Forfeited shares are shares taken back by a company from investors who fail to fulfill their payment obligations. This action removes the investors’ ownership and rights associated with the shares due to non-payment.
What is an example of forfeiture of shares?
An example is that John owns 100 shares in XYZ Ltd, priced at INR 100 each. After paying INR 50 per share, he misses the deadline for the remaining INR 50. Consequently, XYZ Ltd forfeits shares, removing his ownership rights.
What is the time period for forfeiture of shares?
The time period for forfeiture of shares varies by company policy and the terms outlined in the share issuance agreement. Generally, companies provide a notice period to the shareholder for payment before proceeding with forfeiture.
Why forfeited shares are reissued?
Forfeited shares are reissued primarily to recover the unpaid capital. Reissuing these shares at a discount or market price helps the company regain financial resources initially expected from the original share sale.
Are forfeited shares liable?
Once shares are forfeited, the original shareholder’s liability is typically limited to the amount unpaid on those shares at the time of forfeiture, and they lose all rights and claims to those shares.
How do I find forfeited shares?
Forfeited shares are usually recorded in the company’s register of members and financial statements.

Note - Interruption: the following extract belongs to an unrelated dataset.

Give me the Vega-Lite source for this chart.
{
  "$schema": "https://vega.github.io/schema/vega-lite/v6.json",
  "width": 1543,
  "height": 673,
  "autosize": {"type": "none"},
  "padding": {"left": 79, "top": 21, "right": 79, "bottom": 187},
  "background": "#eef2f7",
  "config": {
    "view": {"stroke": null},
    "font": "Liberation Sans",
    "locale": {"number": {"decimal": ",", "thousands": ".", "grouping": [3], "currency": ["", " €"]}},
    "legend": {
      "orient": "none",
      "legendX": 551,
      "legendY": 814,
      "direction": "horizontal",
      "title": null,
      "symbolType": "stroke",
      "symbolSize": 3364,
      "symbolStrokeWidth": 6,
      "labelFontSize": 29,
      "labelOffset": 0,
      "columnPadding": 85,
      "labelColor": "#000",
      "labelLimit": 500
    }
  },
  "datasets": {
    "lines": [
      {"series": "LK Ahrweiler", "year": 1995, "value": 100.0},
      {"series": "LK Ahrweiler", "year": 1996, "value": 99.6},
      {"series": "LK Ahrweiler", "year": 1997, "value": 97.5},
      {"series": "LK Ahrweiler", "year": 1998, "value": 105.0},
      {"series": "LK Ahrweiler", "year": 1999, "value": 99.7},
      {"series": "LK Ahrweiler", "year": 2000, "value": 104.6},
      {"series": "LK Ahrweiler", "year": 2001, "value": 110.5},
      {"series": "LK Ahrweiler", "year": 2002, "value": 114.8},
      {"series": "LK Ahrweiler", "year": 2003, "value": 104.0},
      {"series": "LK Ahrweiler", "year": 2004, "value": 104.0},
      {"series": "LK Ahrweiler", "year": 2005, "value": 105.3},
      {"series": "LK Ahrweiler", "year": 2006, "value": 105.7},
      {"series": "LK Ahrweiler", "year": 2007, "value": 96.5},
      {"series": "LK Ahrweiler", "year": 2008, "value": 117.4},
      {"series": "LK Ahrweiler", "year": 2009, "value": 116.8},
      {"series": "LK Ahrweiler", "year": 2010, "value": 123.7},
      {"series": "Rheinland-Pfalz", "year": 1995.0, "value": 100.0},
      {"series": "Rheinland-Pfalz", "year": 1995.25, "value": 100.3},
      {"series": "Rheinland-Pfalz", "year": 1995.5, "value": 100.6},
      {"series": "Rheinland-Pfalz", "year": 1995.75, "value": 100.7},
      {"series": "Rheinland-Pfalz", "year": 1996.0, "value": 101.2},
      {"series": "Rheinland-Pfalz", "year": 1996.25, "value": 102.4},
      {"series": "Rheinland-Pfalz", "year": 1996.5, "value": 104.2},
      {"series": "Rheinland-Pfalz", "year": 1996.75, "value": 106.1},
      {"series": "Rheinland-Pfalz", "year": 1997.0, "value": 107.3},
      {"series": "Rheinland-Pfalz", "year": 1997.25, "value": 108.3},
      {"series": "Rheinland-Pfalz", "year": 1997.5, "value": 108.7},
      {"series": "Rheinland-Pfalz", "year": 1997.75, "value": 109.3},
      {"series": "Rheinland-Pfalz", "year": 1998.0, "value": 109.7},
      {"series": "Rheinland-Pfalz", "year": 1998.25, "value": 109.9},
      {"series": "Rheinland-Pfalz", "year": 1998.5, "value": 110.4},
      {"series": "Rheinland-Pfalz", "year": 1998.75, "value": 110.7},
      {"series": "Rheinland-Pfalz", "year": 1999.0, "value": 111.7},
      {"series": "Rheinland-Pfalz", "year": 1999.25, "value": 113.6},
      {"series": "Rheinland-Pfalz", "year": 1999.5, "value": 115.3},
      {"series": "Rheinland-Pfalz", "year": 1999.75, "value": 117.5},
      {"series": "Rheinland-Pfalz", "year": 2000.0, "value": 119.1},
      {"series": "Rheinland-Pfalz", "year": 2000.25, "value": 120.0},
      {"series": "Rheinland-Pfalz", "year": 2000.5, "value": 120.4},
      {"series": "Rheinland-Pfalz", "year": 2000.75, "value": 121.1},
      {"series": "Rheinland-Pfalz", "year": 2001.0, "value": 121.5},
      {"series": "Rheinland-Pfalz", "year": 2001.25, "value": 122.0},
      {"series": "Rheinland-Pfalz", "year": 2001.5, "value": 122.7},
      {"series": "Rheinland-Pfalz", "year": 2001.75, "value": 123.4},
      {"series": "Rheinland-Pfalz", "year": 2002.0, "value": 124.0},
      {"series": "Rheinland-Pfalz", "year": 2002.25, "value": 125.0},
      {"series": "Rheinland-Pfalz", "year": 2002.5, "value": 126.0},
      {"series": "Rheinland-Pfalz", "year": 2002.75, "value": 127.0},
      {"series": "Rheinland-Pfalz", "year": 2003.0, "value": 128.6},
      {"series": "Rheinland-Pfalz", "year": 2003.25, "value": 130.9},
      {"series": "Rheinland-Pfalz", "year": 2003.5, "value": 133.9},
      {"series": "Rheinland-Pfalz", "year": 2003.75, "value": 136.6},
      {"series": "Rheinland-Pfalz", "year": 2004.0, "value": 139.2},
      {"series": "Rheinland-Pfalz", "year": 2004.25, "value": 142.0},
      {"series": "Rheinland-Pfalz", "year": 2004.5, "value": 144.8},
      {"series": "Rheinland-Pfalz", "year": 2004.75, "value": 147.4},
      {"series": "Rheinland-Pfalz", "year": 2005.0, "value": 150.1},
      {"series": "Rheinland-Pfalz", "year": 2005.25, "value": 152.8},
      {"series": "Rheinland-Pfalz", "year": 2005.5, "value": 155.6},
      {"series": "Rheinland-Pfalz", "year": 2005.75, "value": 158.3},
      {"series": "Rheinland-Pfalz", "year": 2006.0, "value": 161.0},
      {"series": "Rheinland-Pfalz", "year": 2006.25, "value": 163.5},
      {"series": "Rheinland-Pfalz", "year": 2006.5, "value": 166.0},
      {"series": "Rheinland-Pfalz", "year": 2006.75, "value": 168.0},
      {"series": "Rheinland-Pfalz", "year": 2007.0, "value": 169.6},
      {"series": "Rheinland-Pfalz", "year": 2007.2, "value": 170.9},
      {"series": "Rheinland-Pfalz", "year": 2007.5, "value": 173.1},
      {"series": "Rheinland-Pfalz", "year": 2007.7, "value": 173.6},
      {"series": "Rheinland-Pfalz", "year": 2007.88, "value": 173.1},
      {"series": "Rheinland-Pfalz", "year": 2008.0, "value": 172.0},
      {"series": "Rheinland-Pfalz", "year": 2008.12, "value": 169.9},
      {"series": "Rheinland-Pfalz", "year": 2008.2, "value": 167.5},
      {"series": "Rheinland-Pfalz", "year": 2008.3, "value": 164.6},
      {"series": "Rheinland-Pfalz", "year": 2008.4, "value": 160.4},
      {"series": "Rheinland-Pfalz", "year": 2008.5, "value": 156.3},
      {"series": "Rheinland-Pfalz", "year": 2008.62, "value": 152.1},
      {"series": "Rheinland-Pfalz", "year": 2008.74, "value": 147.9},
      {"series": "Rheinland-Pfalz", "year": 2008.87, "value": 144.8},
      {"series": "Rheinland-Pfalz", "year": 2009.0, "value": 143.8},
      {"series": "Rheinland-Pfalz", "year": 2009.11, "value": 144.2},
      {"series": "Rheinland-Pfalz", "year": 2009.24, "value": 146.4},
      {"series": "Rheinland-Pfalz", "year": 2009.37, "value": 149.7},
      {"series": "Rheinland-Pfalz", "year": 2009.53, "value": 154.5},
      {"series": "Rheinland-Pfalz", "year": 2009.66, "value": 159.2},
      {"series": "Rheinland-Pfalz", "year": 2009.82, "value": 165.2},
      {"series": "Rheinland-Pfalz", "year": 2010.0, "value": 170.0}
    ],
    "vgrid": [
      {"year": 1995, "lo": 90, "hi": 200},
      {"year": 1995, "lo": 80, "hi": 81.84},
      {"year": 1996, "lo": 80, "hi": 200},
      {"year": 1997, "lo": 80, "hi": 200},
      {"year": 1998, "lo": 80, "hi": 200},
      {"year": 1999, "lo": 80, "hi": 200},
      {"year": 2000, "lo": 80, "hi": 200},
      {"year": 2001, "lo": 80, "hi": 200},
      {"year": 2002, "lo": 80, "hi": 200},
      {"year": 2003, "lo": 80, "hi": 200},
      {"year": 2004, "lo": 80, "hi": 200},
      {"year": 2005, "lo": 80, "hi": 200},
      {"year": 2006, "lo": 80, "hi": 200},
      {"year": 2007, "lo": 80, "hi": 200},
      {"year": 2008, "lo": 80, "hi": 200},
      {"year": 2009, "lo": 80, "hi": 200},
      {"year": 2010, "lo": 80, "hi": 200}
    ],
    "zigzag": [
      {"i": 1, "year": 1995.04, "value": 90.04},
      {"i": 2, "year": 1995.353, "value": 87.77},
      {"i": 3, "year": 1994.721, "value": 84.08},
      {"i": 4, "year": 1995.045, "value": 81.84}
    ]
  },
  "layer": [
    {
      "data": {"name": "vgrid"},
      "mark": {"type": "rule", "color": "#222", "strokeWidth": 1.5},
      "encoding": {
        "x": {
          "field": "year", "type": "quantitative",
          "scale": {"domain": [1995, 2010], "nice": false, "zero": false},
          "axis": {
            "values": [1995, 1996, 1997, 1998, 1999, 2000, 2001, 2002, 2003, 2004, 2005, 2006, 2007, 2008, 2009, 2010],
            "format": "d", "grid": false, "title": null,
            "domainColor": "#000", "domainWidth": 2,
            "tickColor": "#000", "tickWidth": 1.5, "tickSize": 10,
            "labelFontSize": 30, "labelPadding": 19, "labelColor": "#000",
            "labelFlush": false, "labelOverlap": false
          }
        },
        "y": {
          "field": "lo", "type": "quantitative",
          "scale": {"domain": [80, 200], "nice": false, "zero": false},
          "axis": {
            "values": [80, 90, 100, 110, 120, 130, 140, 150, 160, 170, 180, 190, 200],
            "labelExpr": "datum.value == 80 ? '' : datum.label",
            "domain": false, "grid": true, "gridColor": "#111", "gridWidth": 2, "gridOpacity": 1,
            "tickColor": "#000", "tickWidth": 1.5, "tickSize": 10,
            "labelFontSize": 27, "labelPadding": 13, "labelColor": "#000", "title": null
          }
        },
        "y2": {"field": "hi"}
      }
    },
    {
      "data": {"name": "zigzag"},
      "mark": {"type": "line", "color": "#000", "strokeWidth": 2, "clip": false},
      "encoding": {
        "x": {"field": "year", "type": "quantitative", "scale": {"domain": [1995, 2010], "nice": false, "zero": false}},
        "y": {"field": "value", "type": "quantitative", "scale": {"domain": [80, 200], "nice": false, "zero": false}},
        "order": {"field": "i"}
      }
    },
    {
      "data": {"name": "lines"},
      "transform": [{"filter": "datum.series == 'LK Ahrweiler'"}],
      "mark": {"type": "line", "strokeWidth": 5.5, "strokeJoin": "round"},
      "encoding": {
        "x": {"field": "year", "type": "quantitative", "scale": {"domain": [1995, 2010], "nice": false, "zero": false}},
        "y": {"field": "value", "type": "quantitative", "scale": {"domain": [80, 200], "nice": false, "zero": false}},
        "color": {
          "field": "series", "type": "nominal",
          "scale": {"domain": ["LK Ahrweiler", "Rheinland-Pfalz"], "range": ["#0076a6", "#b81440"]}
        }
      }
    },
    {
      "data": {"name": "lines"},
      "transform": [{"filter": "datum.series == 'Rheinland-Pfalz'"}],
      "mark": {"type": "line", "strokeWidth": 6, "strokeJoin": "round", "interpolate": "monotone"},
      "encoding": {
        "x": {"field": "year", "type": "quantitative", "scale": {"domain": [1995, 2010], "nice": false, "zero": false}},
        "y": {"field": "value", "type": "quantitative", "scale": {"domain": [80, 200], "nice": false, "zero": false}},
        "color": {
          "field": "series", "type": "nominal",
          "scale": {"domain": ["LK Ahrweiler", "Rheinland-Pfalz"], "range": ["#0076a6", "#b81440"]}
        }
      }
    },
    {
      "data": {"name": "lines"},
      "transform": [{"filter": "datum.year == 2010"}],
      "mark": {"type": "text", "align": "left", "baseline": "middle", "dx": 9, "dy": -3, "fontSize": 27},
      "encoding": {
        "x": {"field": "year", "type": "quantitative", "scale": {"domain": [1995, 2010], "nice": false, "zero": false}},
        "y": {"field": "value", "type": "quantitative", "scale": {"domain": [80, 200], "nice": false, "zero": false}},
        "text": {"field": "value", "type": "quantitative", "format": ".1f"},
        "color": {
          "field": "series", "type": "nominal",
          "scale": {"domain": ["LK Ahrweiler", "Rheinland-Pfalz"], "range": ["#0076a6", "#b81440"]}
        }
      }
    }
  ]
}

In addition, information regarding forfeiture can be found in the announcements made by the company or in the communications made to shareholders.

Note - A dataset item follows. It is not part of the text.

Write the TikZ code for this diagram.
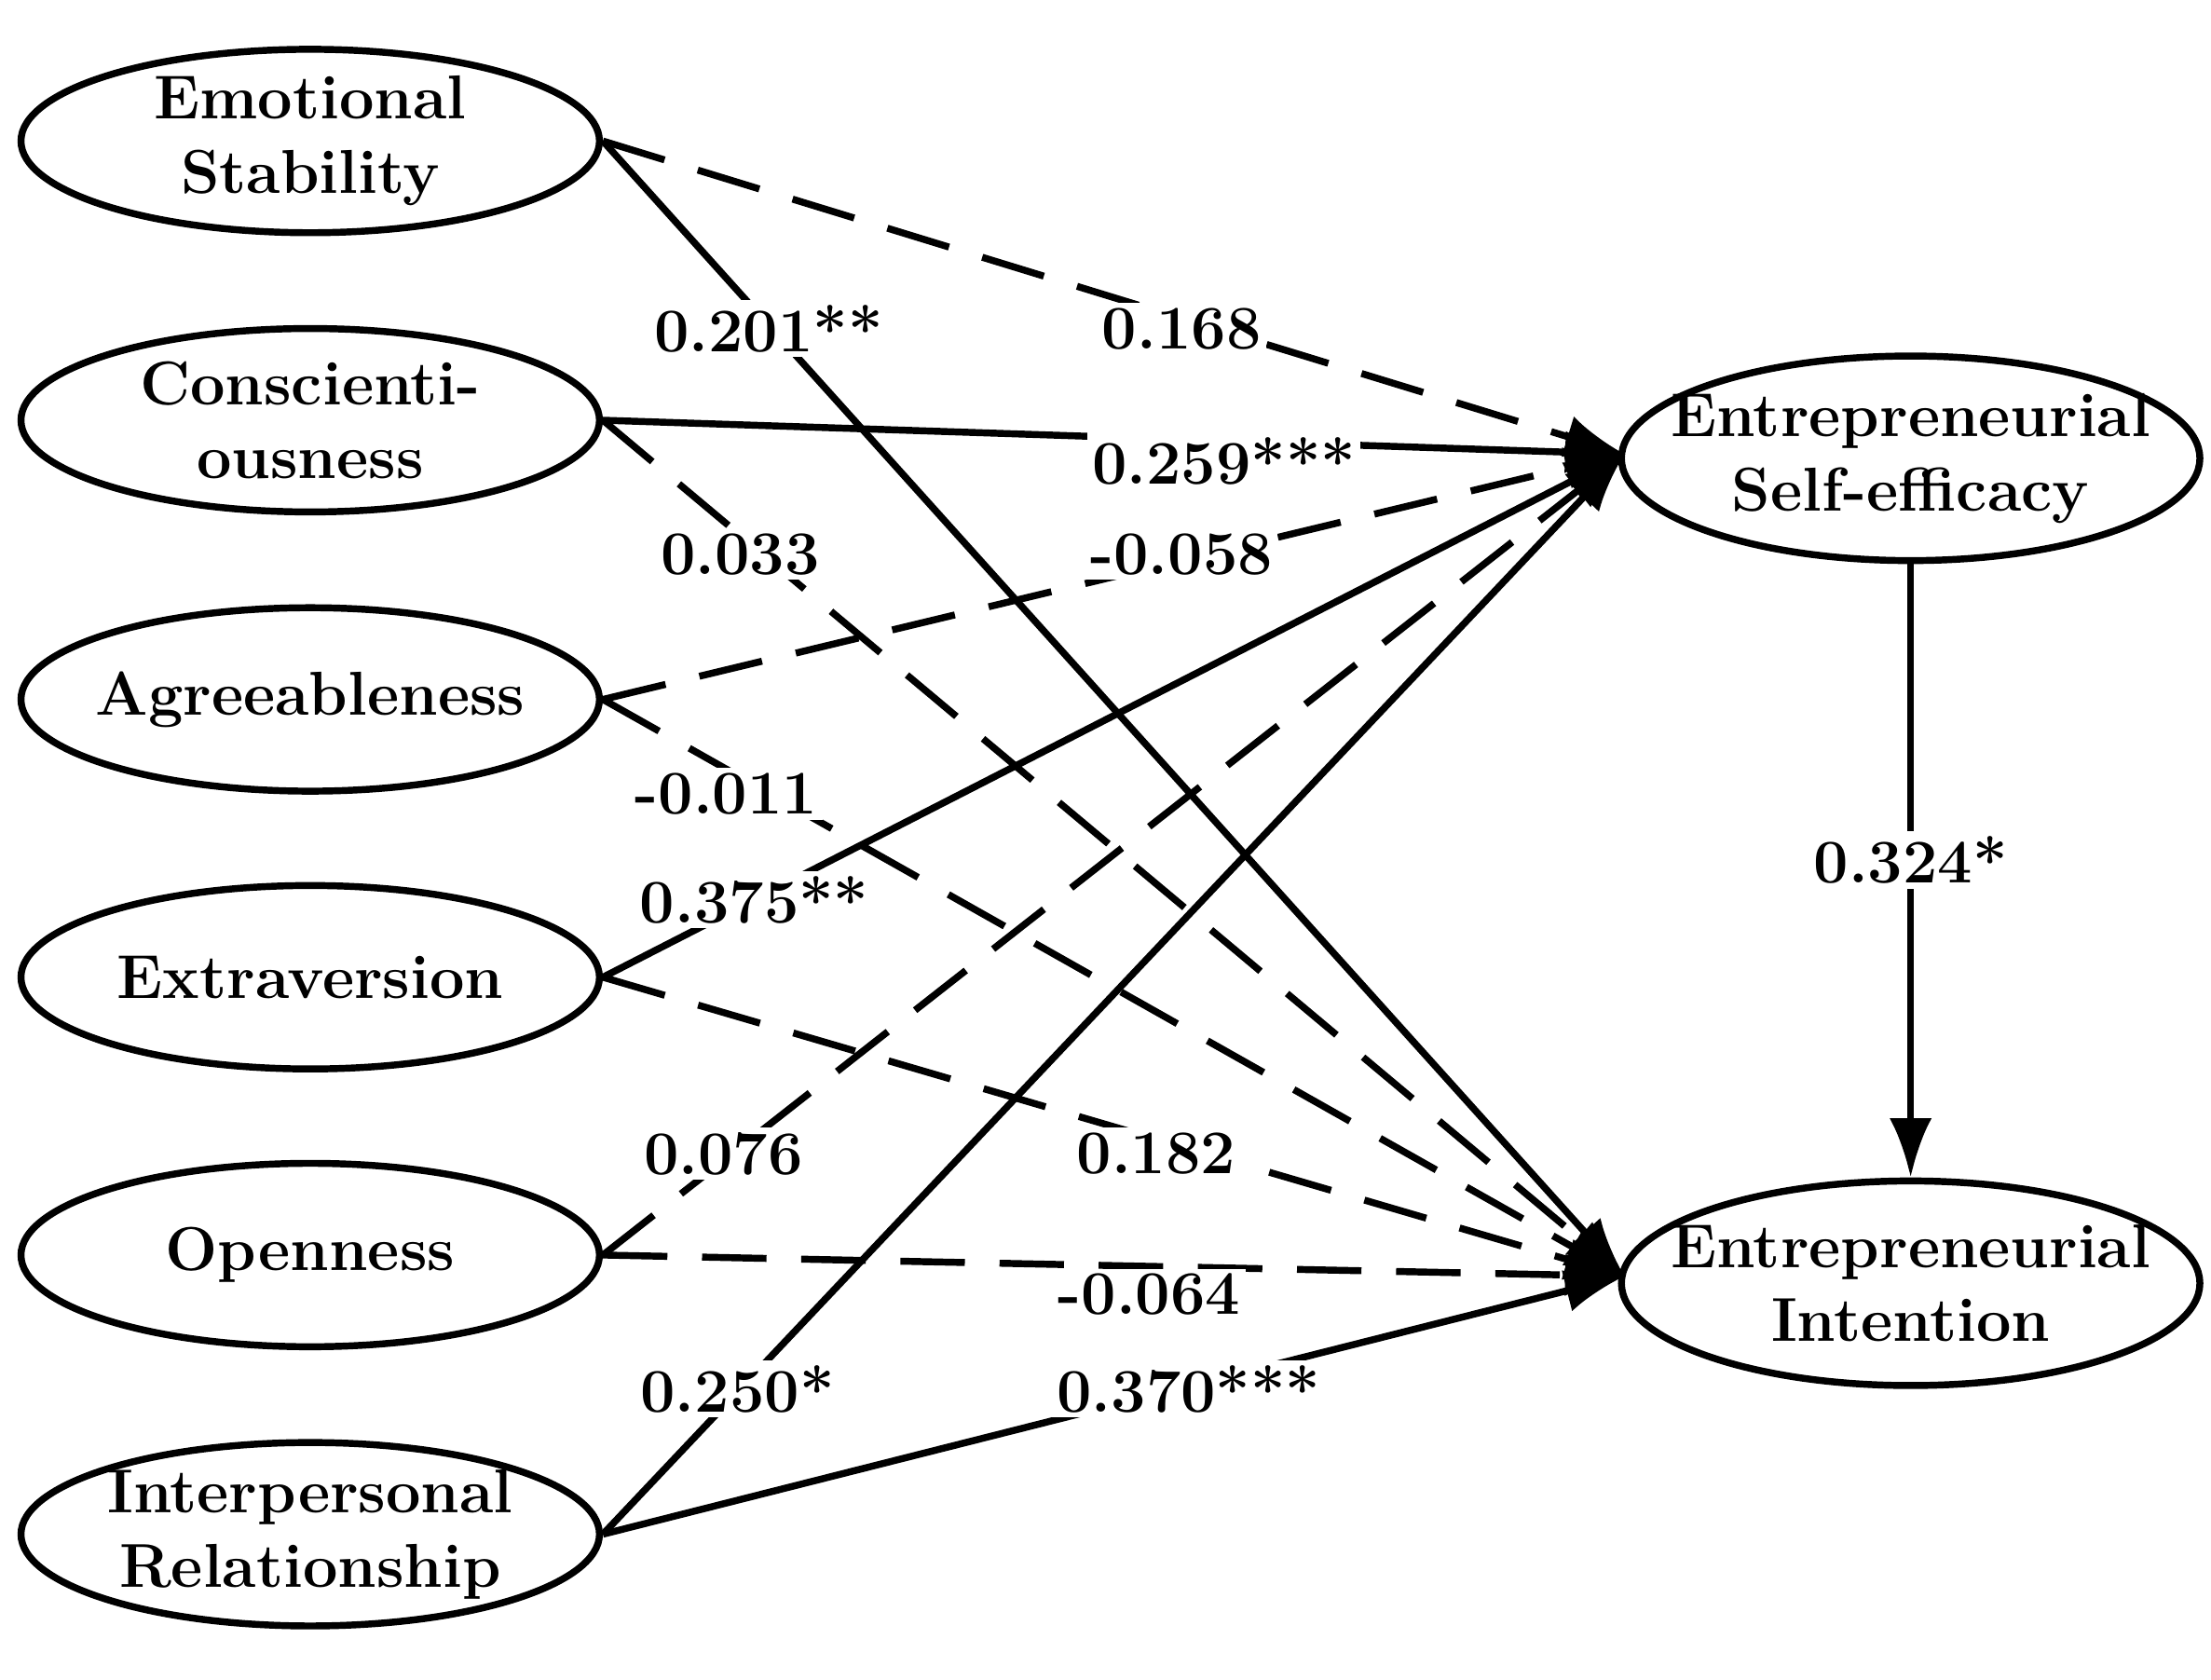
\documentclass[tikz,border=0pt]{standalone}
\usepackage{tikz}
\usetikzlibrary{shapes.geometric,arrows.meta}
\tikzset{>={Latex[length=0.42cm,width=0.3cm]}}
\begin{document}
\begin{tikzpicture}[x=0.01cm,y=-0.01cm]
                % trait = left ellipse, outcome = right ellipse, coef = path label
                \tikzstyle{trait}=[ellipse, draw=black, line width=1.4pt, inner xsep=-14pt, inner ysep=-2pt, minimum width=4.1cm, minimum height=1.3cm, align=center, font=\fontsize{12.5}{15}\selectfont\bfseries]
                \tikzstyle{outcome}=[trait, minimum height=1.45cm]
                \tikzstyle{sigpath}=[black, ->, line width=1.4pt]
                \tikzstyle{nspath}=[sigpath, dash pattern=on 13pt off 7pt]
                \tikzstyle{coef}=[fill=white, inner sep=1pt, font=\fontsize{12.5}{15}\selectfont\bfseries]
                \useasboundingbox (0,0) rectangle (1568,1191);
                \node[trait] (ES) at (220,100) {Emotional\\Stability};
                \node[trait] (CO) at (220,298) {Conscienti-\\ousness};
                \node[trait] (AG) at (220,496) {Agreeableness};
                \node[trait] (EX) at (220,693) {Extraversion};
                \node[trait] (OP) at (220,890) {Openness};
                \node[trait] (IR) at (220,1088) {Interpersonal\\Relationship};
                \node[outcome] (SE) at (1355,325) {Entrepreneurial\\Self-efficacy};
                \node[outcome] (EI) at (1355,910) {Entrepreneurial\\Intention};
                \coordinate (SEin) at (1152,322);
                \coordinate (EIin) at (1152,905);

                % paths to self-efficacy
                \draw[nspath] (ES.east) -- (SEin);
                \draw[sigpath] (CO.east) -- (SEin);
                \draw[nspath] (AG.east) -- (SEin);
                \draw[sigpath] (EX.east) -- (SEin);
                \draw[nspath] (OP.east) -- (SEin);
                \draw[sigpath] (IR.east) -- (SEin);

                % paths to intention
                \draw[sigpath] (ES.east) -- (EIin);
                \draw[nspath] (CO.east) -- (EIin);
                \draw[nspath] (AG.east) -- (EIin);
                \draw[nspath] (EX.east) -- (EIin);
                \draw[nspath] (OP.east) -- (EIin);
                \draw[sigpath] (IR.east) -- (EIin);
                \draw[sigpath] (SE.south) -- (EI.north);

                \node[coef] at (545,233) {0.201**};
                \node[coef] at (838,233) {0.168};
                \node[coef] at (868,327) {0.259***};
                \node[coef] at (525,393) {0.033};
                \node[coef] at (838,393) {-0.058};
                \node[coef] at (515,563) {-0.011};
                \node[coef] at (535,638) {0.375**};
                \node[coef] at (1355,610) {0.324*};
                \node[coef] at (513,818) {0.076};
                \node[coef] at (820,818) {0.182};
                \node[coef] at (815,918) {-0.064};
                \node[coef] at (523,985) {0.250*};
                \node[coef] at (843,985) {0.370***};
        \end{tikzpicture}
\end{document}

What is the treatment of forfeited shares?
The treatment of forfeited shares involves their removal from the original shareholder’s possession and the subsequent potential reissue or cancellation by the company, as per its discretion and in accordance with its governing articles.
Are shares forfeited taxable?
The tax implications of share forfeiture can vary based on jurisdiction. Depending on local tax laws, the reissue of shares may have tax consequences for the company or the new shareholder, but the forfeiture does not.